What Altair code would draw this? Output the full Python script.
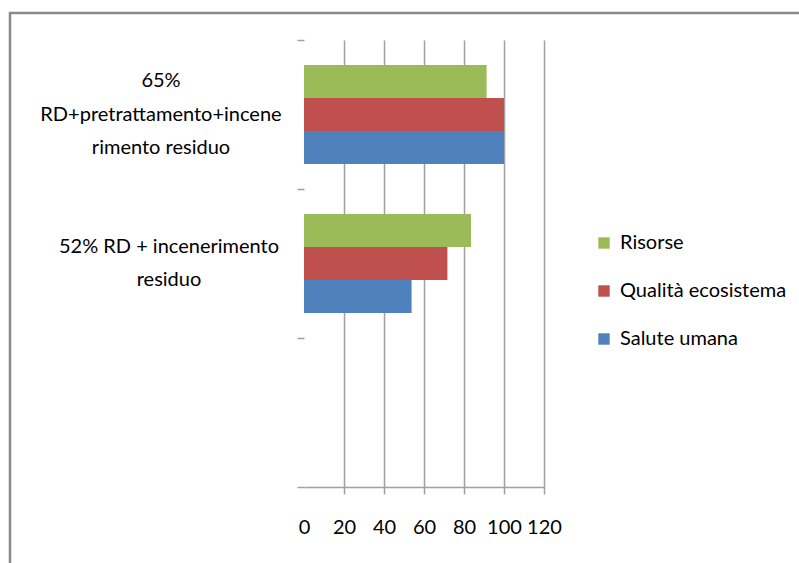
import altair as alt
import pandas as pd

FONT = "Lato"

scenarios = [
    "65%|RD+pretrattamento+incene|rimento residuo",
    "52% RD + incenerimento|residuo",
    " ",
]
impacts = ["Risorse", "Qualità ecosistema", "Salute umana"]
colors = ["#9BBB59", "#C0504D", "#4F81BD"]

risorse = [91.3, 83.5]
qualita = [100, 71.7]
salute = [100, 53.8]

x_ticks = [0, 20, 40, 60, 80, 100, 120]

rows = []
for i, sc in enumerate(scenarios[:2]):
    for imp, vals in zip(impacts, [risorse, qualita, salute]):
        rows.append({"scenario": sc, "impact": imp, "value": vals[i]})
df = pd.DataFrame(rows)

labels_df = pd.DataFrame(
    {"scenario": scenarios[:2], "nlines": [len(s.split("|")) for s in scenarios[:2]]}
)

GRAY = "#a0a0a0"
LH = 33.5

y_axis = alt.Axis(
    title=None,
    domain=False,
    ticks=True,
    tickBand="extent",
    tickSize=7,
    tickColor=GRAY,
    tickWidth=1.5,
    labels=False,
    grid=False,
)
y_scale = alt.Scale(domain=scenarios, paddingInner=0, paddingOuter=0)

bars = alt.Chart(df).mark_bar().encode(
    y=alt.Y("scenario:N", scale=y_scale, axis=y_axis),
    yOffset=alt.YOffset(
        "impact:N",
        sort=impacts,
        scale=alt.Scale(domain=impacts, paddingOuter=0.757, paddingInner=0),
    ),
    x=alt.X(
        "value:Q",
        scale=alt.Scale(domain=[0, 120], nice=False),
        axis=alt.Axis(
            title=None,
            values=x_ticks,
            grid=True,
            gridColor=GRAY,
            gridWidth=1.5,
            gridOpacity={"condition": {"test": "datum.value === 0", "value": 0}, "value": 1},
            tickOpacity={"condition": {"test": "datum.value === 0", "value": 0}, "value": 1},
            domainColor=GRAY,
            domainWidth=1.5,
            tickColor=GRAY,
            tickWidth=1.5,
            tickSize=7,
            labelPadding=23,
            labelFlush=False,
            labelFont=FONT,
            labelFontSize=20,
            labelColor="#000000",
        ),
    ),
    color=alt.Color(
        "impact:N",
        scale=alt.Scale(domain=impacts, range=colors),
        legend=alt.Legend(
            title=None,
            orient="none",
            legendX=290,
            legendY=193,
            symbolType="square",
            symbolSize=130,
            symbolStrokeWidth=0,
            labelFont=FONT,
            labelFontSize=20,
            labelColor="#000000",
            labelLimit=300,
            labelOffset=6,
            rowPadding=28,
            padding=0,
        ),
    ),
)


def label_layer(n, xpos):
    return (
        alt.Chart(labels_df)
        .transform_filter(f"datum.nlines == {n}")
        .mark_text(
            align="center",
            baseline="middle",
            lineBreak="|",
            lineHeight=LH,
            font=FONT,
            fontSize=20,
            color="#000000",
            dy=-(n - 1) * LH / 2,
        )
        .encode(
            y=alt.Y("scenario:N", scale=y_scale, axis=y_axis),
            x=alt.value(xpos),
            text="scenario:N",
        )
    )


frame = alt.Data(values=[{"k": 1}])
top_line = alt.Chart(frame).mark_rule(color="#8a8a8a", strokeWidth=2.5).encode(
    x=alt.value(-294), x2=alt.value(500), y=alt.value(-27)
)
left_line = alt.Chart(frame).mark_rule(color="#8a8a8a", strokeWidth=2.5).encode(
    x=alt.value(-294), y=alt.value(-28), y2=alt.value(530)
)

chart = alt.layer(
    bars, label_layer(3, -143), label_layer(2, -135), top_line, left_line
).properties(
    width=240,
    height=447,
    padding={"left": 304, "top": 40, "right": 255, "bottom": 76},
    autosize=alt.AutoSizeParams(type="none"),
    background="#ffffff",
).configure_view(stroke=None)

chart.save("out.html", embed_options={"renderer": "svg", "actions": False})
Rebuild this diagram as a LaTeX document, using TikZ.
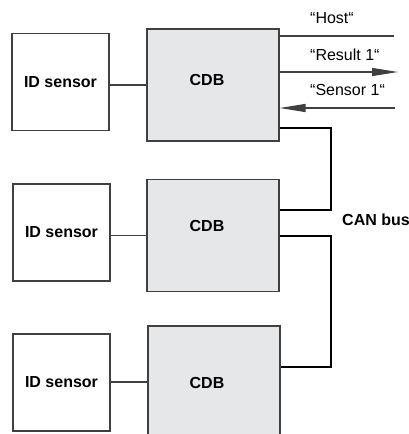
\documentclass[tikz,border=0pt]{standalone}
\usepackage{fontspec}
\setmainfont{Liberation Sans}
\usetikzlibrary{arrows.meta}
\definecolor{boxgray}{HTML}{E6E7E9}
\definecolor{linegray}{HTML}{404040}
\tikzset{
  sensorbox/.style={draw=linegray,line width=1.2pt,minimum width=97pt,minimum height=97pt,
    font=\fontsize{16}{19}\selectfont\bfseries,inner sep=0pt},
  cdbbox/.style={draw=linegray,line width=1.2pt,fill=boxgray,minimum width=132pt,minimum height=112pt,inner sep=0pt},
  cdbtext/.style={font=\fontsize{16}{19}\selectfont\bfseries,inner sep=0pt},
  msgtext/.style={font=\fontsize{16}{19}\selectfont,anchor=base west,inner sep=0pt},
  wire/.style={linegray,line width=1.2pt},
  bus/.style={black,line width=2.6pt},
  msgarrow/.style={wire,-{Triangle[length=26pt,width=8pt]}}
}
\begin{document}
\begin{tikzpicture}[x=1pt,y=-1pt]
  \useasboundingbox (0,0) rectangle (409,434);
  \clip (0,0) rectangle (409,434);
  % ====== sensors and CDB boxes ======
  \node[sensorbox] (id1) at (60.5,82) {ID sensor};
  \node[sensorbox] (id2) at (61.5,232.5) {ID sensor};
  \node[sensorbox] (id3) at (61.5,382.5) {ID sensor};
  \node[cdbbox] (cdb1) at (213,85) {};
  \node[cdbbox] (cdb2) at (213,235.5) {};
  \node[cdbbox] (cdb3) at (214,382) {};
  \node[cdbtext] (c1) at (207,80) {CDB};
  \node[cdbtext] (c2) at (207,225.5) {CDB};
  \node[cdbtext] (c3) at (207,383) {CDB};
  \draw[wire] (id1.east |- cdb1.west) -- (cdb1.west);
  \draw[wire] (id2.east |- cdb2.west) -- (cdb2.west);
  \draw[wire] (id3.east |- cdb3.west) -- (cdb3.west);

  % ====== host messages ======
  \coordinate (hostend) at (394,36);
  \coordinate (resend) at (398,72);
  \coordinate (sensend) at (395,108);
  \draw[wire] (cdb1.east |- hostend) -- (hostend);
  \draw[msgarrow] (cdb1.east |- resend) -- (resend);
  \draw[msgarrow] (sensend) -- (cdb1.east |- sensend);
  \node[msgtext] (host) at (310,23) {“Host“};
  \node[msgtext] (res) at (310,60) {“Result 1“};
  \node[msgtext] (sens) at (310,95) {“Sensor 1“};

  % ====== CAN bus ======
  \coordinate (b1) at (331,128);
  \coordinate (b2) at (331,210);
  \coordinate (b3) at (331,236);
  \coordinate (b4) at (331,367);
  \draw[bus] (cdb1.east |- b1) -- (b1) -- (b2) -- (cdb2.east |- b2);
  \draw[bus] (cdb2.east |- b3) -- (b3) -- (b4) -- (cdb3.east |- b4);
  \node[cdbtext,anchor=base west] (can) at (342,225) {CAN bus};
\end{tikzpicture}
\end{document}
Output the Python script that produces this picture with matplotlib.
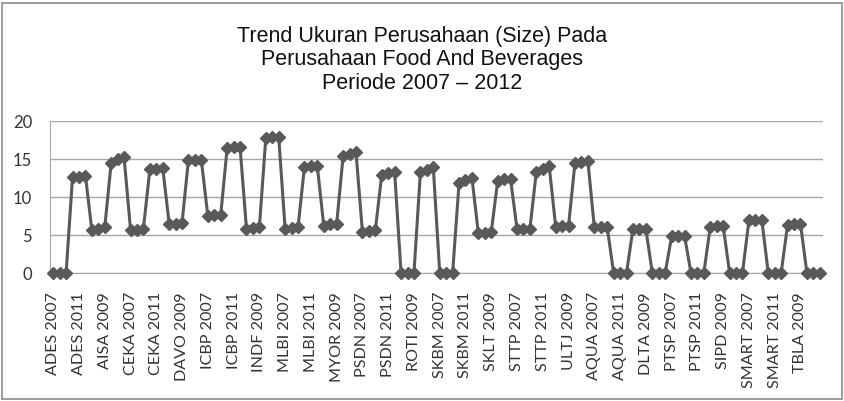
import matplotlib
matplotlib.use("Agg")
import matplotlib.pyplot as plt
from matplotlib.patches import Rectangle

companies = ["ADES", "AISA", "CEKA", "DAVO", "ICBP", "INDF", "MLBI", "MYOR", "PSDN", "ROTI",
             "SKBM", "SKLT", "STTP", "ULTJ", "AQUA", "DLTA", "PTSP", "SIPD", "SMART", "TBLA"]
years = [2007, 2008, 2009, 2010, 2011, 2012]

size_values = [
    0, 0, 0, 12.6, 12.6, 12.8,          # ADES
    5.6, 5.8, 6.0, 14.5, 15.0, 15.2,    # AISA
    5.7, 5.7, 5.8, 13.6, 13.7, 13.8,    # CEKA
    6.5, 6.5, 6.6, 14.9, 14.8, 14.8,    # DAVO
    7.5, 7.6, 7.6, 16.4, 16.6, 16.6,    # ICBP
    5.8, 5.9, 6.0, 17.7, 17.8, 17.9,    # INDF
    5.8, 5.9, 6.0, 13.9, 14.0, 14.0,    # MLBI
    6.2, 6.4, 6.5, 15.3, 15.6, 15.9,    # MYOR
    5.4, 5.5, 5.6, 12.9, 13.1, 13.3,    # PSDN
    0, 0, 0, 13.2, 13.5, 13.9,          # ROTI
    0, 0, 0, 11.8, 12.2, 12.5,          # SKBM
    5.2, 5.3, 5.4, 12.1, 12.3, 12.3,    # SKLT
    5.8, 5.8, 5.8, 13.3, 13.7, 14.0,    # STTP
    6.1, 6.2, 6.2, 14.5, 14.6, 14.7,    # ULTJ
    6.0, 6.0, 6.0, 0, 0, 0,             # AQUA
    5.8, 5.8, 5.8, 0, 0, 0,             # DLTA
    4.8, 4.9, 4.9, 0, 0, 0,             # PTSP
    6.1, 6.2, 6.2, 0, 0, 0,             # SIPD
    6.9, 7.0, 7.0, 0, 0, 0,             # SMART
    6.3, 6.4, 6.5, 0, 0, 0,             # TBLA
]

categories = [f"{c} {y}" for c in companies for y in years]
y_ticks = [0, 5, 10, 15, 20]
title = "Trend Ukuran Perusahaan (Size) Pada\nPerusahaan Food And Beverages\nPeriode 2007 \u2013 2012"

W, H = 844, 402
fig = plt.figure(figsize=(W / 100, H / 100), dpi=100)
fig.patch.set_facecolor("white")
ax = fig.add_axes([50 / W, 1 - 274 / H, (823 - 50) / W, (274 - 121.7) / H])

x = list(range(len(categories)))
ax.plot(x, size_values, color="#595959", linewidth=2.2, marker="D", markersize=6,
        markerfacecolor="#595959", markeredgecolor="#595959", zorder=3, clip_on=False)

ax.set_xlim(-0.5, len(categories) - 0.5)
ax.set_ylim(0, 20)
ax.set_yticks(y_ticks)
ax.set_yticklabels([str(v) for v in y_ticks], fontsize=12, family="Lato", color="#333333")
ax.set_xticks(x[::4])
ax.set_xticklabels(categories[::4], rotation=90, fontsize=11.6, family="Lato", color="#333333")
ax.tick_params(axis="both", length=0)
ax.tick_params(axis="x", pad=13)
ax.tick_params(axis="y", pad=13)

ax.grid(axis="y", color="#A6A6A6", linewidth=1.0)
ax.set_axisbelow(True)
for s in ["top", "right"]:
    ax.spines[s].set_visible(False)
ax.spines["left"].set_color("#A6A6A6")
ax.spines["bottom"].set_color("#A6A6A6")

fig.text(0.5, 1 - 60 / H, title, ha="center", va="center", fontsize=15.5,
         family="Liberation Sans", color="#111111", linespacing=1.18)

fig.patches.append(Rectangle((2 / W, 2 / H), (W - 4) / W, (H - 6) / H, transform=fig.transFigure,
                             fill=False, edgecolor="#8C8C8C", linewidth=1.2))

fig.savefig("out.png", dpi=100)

- Task statement
Look at the listing and set down only the lines from its start through the line with "alt.Scale(domain=scenarios, paddingInner=0, paddingOuter=0)", word for word and without pictures.

- The answer
What Altair code would draw this? Output the full Python script.
import altair as alt
import pandas as pd

FONT = "Lato"

scenarios = [
    "65%|RD+pretrattamento+incene|rimento residuo",
    "52% RD + incenerimento|residuo",
    " ",
]
impacts = ["Risorse", "Qualità ecosistema", "Salute umana"]
colors = ["#9BBB59", "#C0504D", "#4F81BD"]

risorse = [91.3, 83.5]
qualita = [100, 71.7]
salute = [100, 53.8]

x_ticks = [0, 20, 40, 60, 80, 100, 120]

rows = []
for i, sc in enumerate(scenarios[:2]):
    for imp, vals in zip(impacts, [risorse, qualita, salute]):
        rows.append({"scenario": sc, "impact": imp, "value": vals[i]})
df = pd.DataFrame(rows)

labels_df = pd.DataFrame(
    {"scenario": scenarios[:2], "nlines": [len(s.split("|")) for s in scenarios[:2]]}
)

GRAY = "#a0a0a0"
LH = 33.5

y_axis = alt.Axis(
    title=None,
    domain=False,
    ticks=True,
    tickBand="extent",
    tickSize=7,
    tickColor=GRAY,
    tickWidth=1.5,
    labels=False,
    grid=False,
)
y_scale = alt.Scale(domain=scenarios, paddingInner=0, paddingOuter=0)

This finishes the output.